أَيُّمَا إِهَابٍ دُبِغَ فَقَدْ طَهُرَ

“Semua kulit yang telah disamak maka kulit itu telah suci.” (HR. Muslim, at-Tirmidzi melalui Ibnu Abbas)

Atas dasar inilah – menurut Quraish Shihab – kita dapat mengatakan bahwa penggunaan katup jantung babi sebagai pengganti katup jantung manusia yang sakit dapat dibenarkan, karena tidak untuk dimakan. Bahkan kalaupun najis, namun karena ditempatkan dalam tubuh manusia dan walaupun kenajisannya tidak sepenuhnya sama dengan najis-najis yang ada dalam tubuh manusia, ia tidak berdampak hukum, karena najis yang berdampak hukum adalah kenajisan tubuh luar manusia (Tafsir Al-Misbah [3]: 17).

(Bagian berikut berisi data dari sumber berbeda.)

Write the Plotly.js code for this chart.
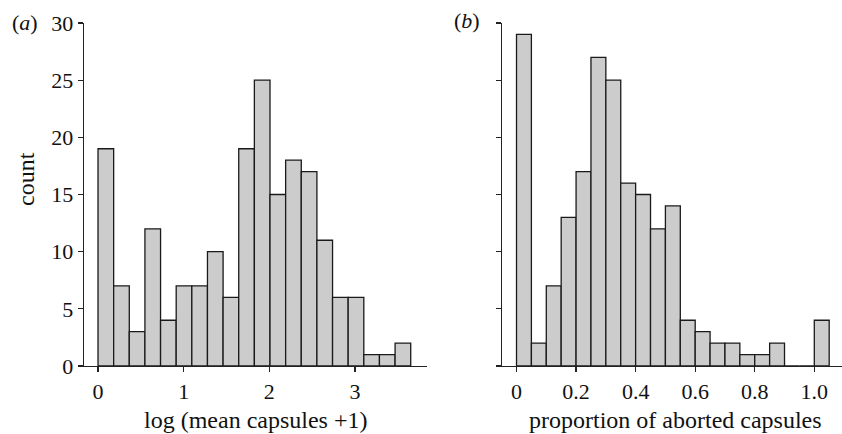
<!DOCTYPE html>
<html>
<head>
<meta charset="utf-8">
<script src="https://cdn.plot.ly/plotly-3.0.1.min.js"></script>
<style>html,body{margin:0;padding:0;background:#fff;}#chart{width:842px;height:434px;}</style>
</head>
<body>
<div id="chart"></div>
<script>
// Panel (a): log (mean capsules + 1)
const countsA = [19, 7, 3, 12, 4, 7, 7, 10, 6, 19, 25, 15, 18, 17, 11, 6, 6, 1, 1, 2];
const binStartA = 0;
const binWidthA = 0.1825;
const ticksA = [0, 1, 2, 3];
const tickTextA = ['0', '1', '2', '3'];

// Panel (b): proportion of aborted capsules
const countsB = [29, 2, 7, 13, 17, 27, 25, 16, 15, 12, 14, 4, 3, 2, 2, 1, 1, 2, 0, 0, 4];
const binStartB = 0;
const binWidthB = 0.05;
const ticksB = [0, 0.2, 0.4, 0.6, 0.8, 1.0];
const tickTextB = ['0', '0.2', '0.4', '0.6', '0.8', '1.0'];

const yTicks = [0, 5, 10, 15, 20, 25, 30];

const titleA = 'log (mean capsules +1)';
const titleB = 'proportion of aborted capsules';
const titleY = 'count';

const xA = countsA.map((_, i) => binStartA + binWidthA * (i + 0.5));
const xB = countsB.map((_, i) => binStartB + binWidthB * (i + 0.5));

const barStyle = {color: '#cccccc', line: {color: '#1a1a1a', width: 1.3}};
const fam = '"Times New Roman", "Liberation Serif", Times, serif';
const font = {family: fam, size: 22, color: '#111'};
const titleFont = {family: fam, size: 24, color: '#111'};

const traces = [
  {type: 'bar', x: xA, y: countsA, width: binWidthA, marker: barStyle, xaxis: 'x', yaxis: 'y', hoverinfo: 'x+y'},
  {type: 'bar', x: xB, y: countsB, width: binWidthB, marker: barStyle, xaxis: 'x2', yaxis: 'y2', hoverinfo: 'x+y'}
];

const axisCommon = {
  showgrid: false, zeroline: false, showline: true, linecolor: '#222', linewidth: 1.3,
  ticks: 'outside', ticklen: 5, tickwidth: 1.3, tickcolor: '#222', tickfont: font
};

const W = 842, H = 434;
const py = p => (H - p) / H;
const layout = {
  width: W, height: H,
  margin: {l: 0, r: 0, t: 0, b: 0},
  paper_bgcolor: '#fff', plot_bgcolor: '#fff',
  showlegend: false, bargap: 0,
  font: font,
  xaxis: Object.assign({}, axisCommon, {
    domain: [79 / W, 427 / W], range: [-0.222, 3.84], anchor: 'y',
    tickvals: ticksA, ticktext: tickTextA
  }),
  yaxis: Object.assign({}, axisCommon, {
    domain: [py(366), py(23)], range: [0, 30], anchor: 'free', position: 82.7 / W,
    tickvals: yTicks, ticktext: yTicks.map(String)
  }),
  xaxis2: Object.assign({}, axisCommon, {
    domain: [497 / W, 1], range: [-0.0655, 1.093], anchor: 'y2',
    tickvals: ticksB, ticktext: tickTextB
  }),
  yaxis2: Object.assign({}, axisCommon, {
    domain: [py(366), py(23)], range: [0, 30], anchor: 'free', position: 501 / W,
    tickvals: yTicks, showticklabels: false
  }),
  annotations: [
    {text: '(<i>a</i>)', xref: 'paper', yref: 'paper', x: 10 / W, y: py(22),
     xanchor: 'left', yanchor: 'middle', showarrow: false, font: font},
    {text: '(<i>b</i>)', xref: 'paper', yref: 'paper', x: 452 / W, y: py(20),
     xanchor: 'left', yanchor: 'middle', showarrow: false, font: font},
    {text: titleA, xref: 'paper', yref: 'paper', x: 255.5 / W, y: py(420),
     xanchor: 'center', yanchor: 'middle', showarrow: false, font: titleFont},
    {text: titleB, xref: 'paper', yref: 'paper', x: 675 / W, y: py(420),
     xanchor: 'center', yanchor: 'middle', showarrow: false, font: titleFont},
    {text: titleY, xref: 'paper', yref: 'paper', x: 26 / W, y: py(179), textangle: -90,
     xanchor: 'center', yanchor: 'middle', showarrow: false, font: titleFont}
  ]
};

Plotly.newPlot('chart', traces, layout, {displayModeBar: false, staticPlot: true});
</script>
</body>
</html>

Berdasarkan penjelasan di atas, dapat dipahami bahwa diperbolehkan untuk mengonsumsi makanan yang haram atau sejenisnya ketika dalam keadaan terdesak seperti makan bangkai manakala dilanda kelaparan yang dapat menyebabkan kematian dan pada saat yang sama tidak menemukan pilihan lain. Namun, ada catatan yang harus diperhatikan, yakni tidak berlebih-lebihan dan hanya sekedar menutupi rasa lapar agar bisa bertahan hidup. Wallau a’lam.